A lack of the power of God s love will lead to the final destination of the emptiness of death. Svidrigailov is also as malevolent as Rodya in his crimes, but there is a distinct line that defines what Fyodor abhors in Svidrigailov. Both men are haunted in their dreams by frightening images of death and both have a relationship with a female counterpart, Dounia for Svidrigailov and Sonia for Rodya. But the bottom line is that Sonia and Rodya had true love in their relationship, which leads to the salvation of Rodya; contrastingly, Dounia hated Svidrigailov because there was a fetish only for physical attraction and sexual pleasure and never an ounce of love expressed between the two. This defines life and death. Svidrigailov committed suicide because he realized no one loved him, but Raskolnikov was saved because he had been loved and was opened to the power it possessed.

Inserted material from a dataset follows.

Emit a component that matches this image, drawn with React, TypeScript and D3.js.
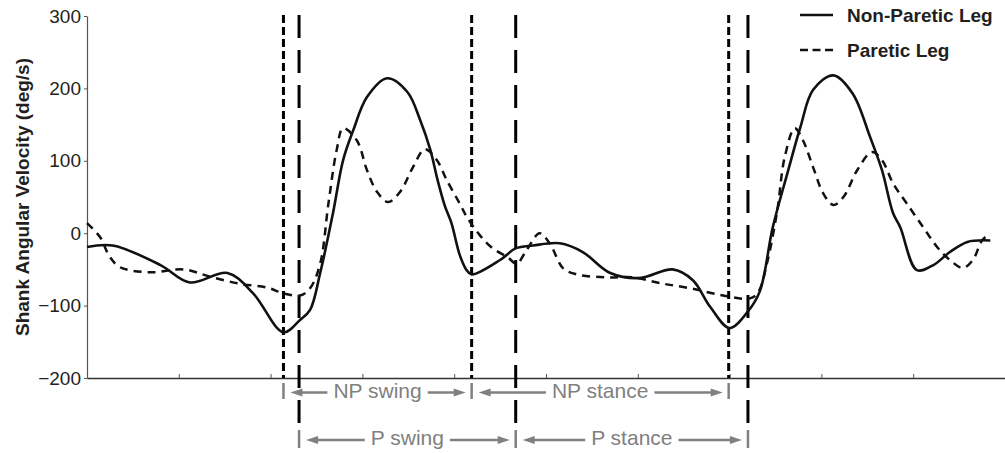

Fyodor Dostoevsky knows that life is not as simple as black and white, but instead is a gray confusion, full of suffering, yet is blessed with the power of love. There is a duality in all man and those he comes across. This coexistence with others and their individual personalities forms the mold of man. Through Raskolnikov s own crime and punishment, it is easy to understand the mold that formed the basis of Dostoevsky’s belief that suffering can bring about a great change if strong religious beliefs similar to the Catholic beliefs of forgiveness leading to salvation and resurrection are brought about through the reflection of one s self through the hardships of suffering.